WoW Character: Wintel - Frostmourne (OCE)
Gaming rig: i7 7700K, GTX 1080 Ti, 16GB DDR4, BenQ 144hz 1440p
Signature art courtesy of Blitzkatze
Yeah I have a pair of older Sennheiser HD280 Pro's at the moment which are quite good for their price but the head pad is starting to wear down. I was looking to replace it but then started thinking maybe I wanna get a new ones altogether. They are also closed-back with tight grip so they tend to start feeling heavy after longer periods.
So I figured I should keep these if I ever needed the isolation and noise cancelling and get a different type ones with open design and more comfort for my daily use. Also, if I'm perfectly honest, since the HD280's are rated for 64 ohms the sound card isn't doing me much over onboard audio at the moment.
And I know there's quite a lot of good ones out there especially with wider budget. Was more asking if anyone has personal opinion about a specific model that hits the sweet spot of actually delivering something and not just ending up costing shit tons of money more then I really needed to spend. Then shortly after realizing how silly of me that was seeing how uptight the audiophile community can be when it comes to these things. I mean, "this 2k speaker setup surely must be better then the 1k one since it costs so much more money!".
Well I haven't personally owned any of the ones listed, but I've heard nothing but good things about the Sennheiser and HiFiMan cans. So I'd probably recommend looking into those before the others.
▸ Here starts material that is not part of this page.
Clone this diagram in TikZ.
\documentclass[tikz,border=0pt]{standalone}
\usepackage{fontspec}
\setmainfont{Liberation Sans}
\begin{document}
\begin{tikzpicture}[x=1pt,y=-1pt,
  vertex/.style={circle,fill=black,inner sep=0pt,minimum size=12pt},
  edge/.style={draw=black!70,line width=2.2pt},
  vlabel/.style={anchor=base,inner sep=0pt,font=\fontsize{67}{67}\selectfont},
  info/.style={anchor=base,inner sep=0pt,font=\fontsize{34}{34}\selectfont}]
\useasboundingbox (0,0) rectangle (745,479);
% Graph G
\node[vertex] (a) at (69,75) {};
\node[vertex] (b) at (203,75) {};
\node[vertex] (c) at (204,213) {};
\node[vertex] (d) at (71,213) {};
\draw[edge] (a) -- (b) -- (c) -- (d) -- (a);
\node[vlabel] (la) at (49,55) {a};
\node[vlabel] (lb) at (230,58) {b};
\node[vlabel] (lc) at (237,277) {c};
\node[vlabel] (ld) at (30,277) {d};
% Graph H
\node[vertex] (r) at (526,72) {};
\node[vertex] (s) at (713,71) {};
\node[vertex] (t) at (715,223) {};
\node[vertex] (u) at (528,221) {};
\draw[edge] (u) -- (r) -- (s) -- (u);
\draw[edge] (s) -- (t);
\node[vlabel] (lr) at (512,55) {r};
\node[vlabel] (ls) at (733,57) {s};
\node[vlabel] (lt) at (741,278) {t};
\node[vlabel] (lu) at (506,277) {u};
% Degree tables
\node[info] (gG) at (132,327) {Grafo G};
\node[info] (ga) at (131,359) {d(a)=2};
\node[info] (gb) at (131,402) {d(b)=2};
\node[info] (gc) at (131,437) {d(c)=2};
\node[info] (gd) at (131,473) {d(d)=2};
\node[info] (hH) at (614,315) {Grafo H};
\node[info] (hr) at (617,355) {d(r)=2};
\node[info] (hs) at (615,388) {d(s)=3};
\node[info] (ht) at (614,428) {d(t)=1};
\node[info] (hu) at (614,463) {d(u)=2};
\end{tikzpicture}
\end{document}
Errm...you can get a headphone amp for like $10-15, all it does is increase the amplitude of the signal. The signal ITSELF is what you are paying for with the Xonar STX, that sound processor + op-amps + caps aren't there just for show :P they are doing 95% of the work. Then all that finally goes through a simple amplifying circuit which gives it a boostie.
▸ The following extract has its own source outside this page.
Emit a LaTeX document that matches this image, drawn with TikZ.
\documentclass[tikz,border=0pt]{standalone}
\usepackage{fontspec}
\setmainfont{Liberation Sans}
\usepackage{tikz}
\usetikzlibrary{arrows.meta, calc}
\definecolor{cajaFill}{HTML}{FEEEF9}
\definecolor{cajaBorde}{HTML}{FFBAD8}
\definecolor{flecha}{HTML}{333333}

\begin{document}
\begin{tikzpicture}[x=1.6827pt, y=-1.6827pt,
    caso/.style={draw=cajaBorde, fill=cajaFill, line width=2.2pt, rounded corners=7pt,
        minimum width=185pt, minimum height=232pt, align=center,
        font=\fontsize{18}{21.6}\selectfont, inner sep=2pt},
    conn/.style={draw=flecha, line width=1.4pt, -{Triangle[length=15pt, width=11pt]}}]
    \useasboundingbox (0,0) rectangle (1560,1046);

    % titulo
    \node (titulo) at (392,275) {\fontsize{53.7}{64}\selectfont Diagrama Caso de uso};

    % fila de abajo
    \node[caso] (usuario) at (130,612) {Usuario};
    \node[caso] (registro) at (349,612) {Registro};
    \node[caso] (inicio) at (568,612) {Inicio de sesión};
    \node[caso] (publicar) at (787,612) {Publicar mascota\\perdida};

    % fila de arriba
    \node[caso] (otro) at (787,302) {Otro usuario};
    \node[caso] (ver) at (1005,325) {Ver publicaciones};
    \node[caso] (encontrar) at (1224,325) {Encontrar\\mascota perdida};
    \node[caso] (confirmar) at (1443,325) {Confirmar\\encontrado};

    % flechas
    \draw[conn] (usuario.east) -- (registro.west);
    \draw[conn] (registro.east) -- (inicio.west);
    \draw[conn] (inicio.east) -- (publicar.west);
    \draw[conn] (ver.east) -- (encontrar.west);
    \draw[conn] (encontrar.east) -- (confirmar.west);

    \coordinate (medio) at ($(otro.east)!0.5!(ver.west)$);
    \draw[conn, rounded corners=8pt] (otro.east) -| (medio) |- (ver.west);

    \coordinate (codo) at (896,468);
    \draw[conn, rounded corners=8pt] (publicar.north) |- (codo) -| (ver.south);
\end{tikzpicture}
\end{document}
I think you've vastly over-estimating the importance of impedance/amping.
Last edited by Xuvial; 2014-01-12 at 02:56 AM.
WoW Character: Wintel - Frostmourne (OCE)
Gaming rig: i7 7700K, GTX 1080 Ti, 16GB DDR4, BenQ 144hz 1440p
Signature art courtesy of Blitzkatze
Well as far as sound processing on the sound card side goes, it's hardly relevant seeing how powerful today's CPU's are anyway relative to the workload of sound processing. The headphone op-amp on the STX is nice but nothing that special either (if I recall correctly it costs like $3-5).
Now in the end it all does help and improve the sound quality to some extent but, and this is what I meant originally considering the impedance, since the STX has relatively high output impedance (~10Ω) compared to say, onboard audio, it doesn't work quite as well with lower ohm headphones. To my understanding, what this means in the end is, you lose some lower end frequencies which makes the bass slightly lacking and muddy. Then again I'm not that experienced with this matter and am only repeating what I've read but the basic principal with STX and headphones seems to be you'll wanna pick a higher impedance ones for the better overall experience.
3930K@NH-U12s | Asus R4E | 16GB (4x4GB 1600MHz) Dominator Platinum | 2x Asus gtx 780 DC2OC SLI | Evga Supernova 1000 P2 | S27A750D
Going back to the headphone chat for a sec: I love my HE-400s. A bit heavy compared to something like the Grados, but what planar magnetic headphone isn't at least a little heavy? (the HE-400 is 440g)
SQ is lovely, though amping is definitely recommended. They just gobble up power.